Sunday, June 26, 2005

Risks of the new Metro transit plan

David Crossley had his monthly Livable Houston meeting at H-GAC last Wednesday, and a lot of interesting points came out in the discussions about Metro's new transit plan.
  • David made the very good point that elevation and/or tunnels won't really solve the speed problem for transit as long as there are stops every half-mile or less (as there are on the Main St. line). Those stops, including acceleration and deceleration, eat up a lot of time. Being separated from traffic might only save a few minutes off a half-hour end-to-end time, while dramatically escalating costs. And, of course, fewer stops means longer walks and lost riders.
  • It was noted that the new plan lost BRT lines down Westheimer to Westchase and down Bellaire, both high-density residential and commercial corridors. I would suspect the city of Bellaire killed the Bellaire street line, as they've noted a crime problem around their transit center at Bellaire and South Rice.
  • The Metro rep pointed out that the east-west light rail line might change to BRT if it doesn't rate highly with the FTA.
  • The new system seems to have the potential to require a lot of transfers, and, of course, transfers kill travel times and ridership.
  • Nobody seems really sure if the "cover rails with asphalt" plan will really work with the BRT lines (will it be easy to remove without damaging the rails?)
  • Commuter rail will actually provide far worse service than exists today with HOV buses. It will be slower (probably ~30mph overall), with more stops, and require transfers at the new Intermodal hub north of downtown rather than going directly to peoples' destinations. Once people figure this out, there may be a revolt to restore the HOV service Metro takes away when the commuter rail opens.

As I've mentioned before, this is one of the biggest risks of fixed-guidway transit (rail or BRT): Metro will be sorely tempted to force as many people as possible onto the lines to pump up ridership numbers, even if this increases travel times and cuts overall transit ridership. They will do this by eliminating "redundant" HOV bus service and linking all bus routes into the rail/BRT (converting previously straight-thru trips to having 1 or 2 transfers).

The solution is this problem is pretty simple: privatize commuter bus services (with a simple per-passenger-mile Metro subsidy), leaving Metro to run fixed-guideway and local bus service. The private operators will offer express point-to-point service using HOV/HOT/MaX lanes where it is in demand - they have no vested interest in rail/BRT ridership.

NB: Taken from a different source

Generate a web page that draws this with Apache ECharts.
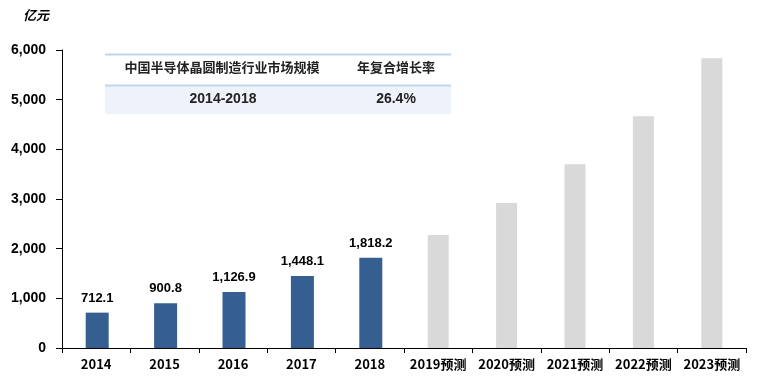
<!DOCTYPE html>
<html><head><meta charset="utf-8">
<script src="https://cdn.jsdelivr.net/npm/echarts@6/dist/echarts.min.js"></script>
<style>html,body{margin:0;padding:0;background:#fff}#c{width:761px;height:389px}</style>
</head><body><div id="c"></div>
<script>
const categories = ['2014','2015','2016','2017','2018','2019预测','2020预测','2021预测','2022预测','2023预测'];
const actualValues = [712.1, 900.8, 1126.9, 1448.1, 1818.2, null, null, null, null, null];
const forecastValues = [null, null, null, null, null, 2274, 2918, 3702, 4668, 5835];
const yTicks = [0, 1000, 2000, 3000, 4000, 5000, 6000];
const unitLabel = '亿元';
const tableHeader = ['中国半导体晶圆制造行业市场规模', '年复合增长率'];
const tableRow = ['2014-2018', '26.4%'];

const chart = echarts.init(document.getElementById('c'));
const fontNum = 'Liberation Sans, Arial, sans-serif';
const fontCJK = '"Noto Sans CJK SC", sans-serif';
chart.setOption({
  animation: false,
  grid: {left: 62, right: 15, top: 50, bottom: 41},
  xAxis: {
    type: 'category', data: categories,
    axisLine: {lineStyle: {color: '#000', width: 1}},
    axisTick: {show: true, alignWithLabel: false, length: 5, lineStyle: {color: '#000'}},
    axisLabel: {color: '#000', fontWeight: 'bold', fontSize: 13, fontFamily: fontCJK, margin: 10, interval: 0}
  },
  yAxis: {
    type: 'value', min: yTicks[0], max: yTicks[yTicks.length-1], interval: 1000,
    splitLine: {show: false},
    axisLine: {show: true, lineStyle: {color: '#000'}},
    axisTick: {show: true, length: 6, lineStyle: {color: '#000'}},
    axisLabel: {color: '#000', fontWeight: 'bold', fontSize: 14, fontFamily: fontNum, margin: 16,
      formatter: v => v.toLocaleString('en-US')}
  },
  series: [
    {type: 'bar', data: actualValues, barWidth: 23, barGap: '-100%',
     itemStyle: {color: '#365F91'},
     label: {show: true, position: 'top', distance: 8, color: '#000', fontWeight: 'bold', fontSize: 13, fontFamily: fontNum,
       formatter: p => p.value == null ? '' : p.value.toLocaleString('en-US', {minimumFractionDigits: 1, maximumFractionDigits: 1})}},
    {type: 'bar', data: forecastValues, barWidth: 21,
     itemStyle: {color: '#D9D9D9'}}
  ],
  graphic: [
    {type: 'text', left: 23, top: 9, style: {text: unitLabel, font: 'bold italic 13px ' + fontCJK, fill: '#000'}},
    {type: 'rect', shape: {x: 105, y: 85, width: 346, height: 29}, style: {fill: '#EEF2FA'}},
    {type: 'line', shape: {x1: 105, y1: 54.5, x2: 451, y2: 54.5}, style: {stroke: '#BDD7EE', lineWidth: 2}},
    {type: 'line', shape: {x1: 105, y1: 85.5, x2: 451, y2: 85.5}, style: {stroke: '#BDD7EE', lineWidth: 2}},
    {type: 'text', x: 222, y: 67, style: {text: tableHeader[0], font: 'bold 13px ' + fontCJK, fill: '#222', align: 'center', verticalAlign: 'middle'}},
    {type: 'text', x: 396, y: 67, style: {text: tableHeader[1], font: 'bold 13px ' + fontCJK, fill: '#222', align: 'center', verticalAlign: 'middle'}},
    {type: 'text', x: 223, y: 99, style: {text: tableRow[0], font: 'bold 14px ' + fontNum, fill: '#222', align: 'center', verticalAlign: 'middle'}},
    {type: 'text', x: 396, y: 99, style: {text: tableRow[1], font: 'bold 14px ' + fontNum, fill: '#222', align: 'center', verticalAlign: 'middle'}}
  ]
});
</script></body></html>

On a different note, one of my larger concerns is if Metro decides to run the new east-west line along Richmond instead of Westpark, and it loses as many lanes as Main St. did, that will probably play havoc with east-west traffic flows in those neighborhoods, esp. east of Shepherd. There will be a need for alternate east-west capacity, and I think the easiest solution might be simple entrance and exit ramps on 59 at Montrose. Right now people flow down Richmond to Shepherd to get on 59, but that will become less of an option with the loss of so many lanes. If they can directly get onto 59, that would take a lot of the traffic burden off Richmond.

3 Comments:

At 10:58 AM, June 27, 2005, Anonymous Anonymous said...

The traffic from Montrose to Shepherd on Richmond will slack off some when the Spur is finished. They'll be exits to get on outbound at Richmond and exits from inbound to Richmond.

 
At 3:30 PM, June 27, 2005, Blogger Tory Gattis said...

Unfortunately, that's a lot of cars still using Richmond to get to/from the freeway - and there will probably only be one lane each direction (maybe two?). If it's one lane, it'll be a mess. If they can keep two each direction, they might be ok.

Maybe they can squeeze a small, two-way, 3 or 4 lane road in the old Westpark right-of-way they would no longer be using, just to give people an alternate east-west route (use all the bridges to go north-south).

 
At 6:26 PM, June 27, 2005, Anonymous Anonymous said...

I'm not sure the rapid bus lines (not "full" BRT but rather "signature express" bus service akin to that in Los Angeles, Phoenix, Oakland, etc.) along Bellaire or Westheimer are truly "lost" forever. This new plan appears to have a ten-year horizon, and the signature express services down Wetheimer and Bellaire weren't programmed to come online under the previous plan until after 2015 anyway. I agree that these are excellent corridors for "better bus" service, and I hope they happen one day. There are some issues that will have to be overcome, especially along lower Westheimer where on-street parking is allowed along the outside lanes. Rapid bus services won't be as effective if these lanes remain blocked and force all traffic to merge into the inside lane, but those antique stores and coffeeshops down there will probably scream bloody murder if their on-street parking is taken away.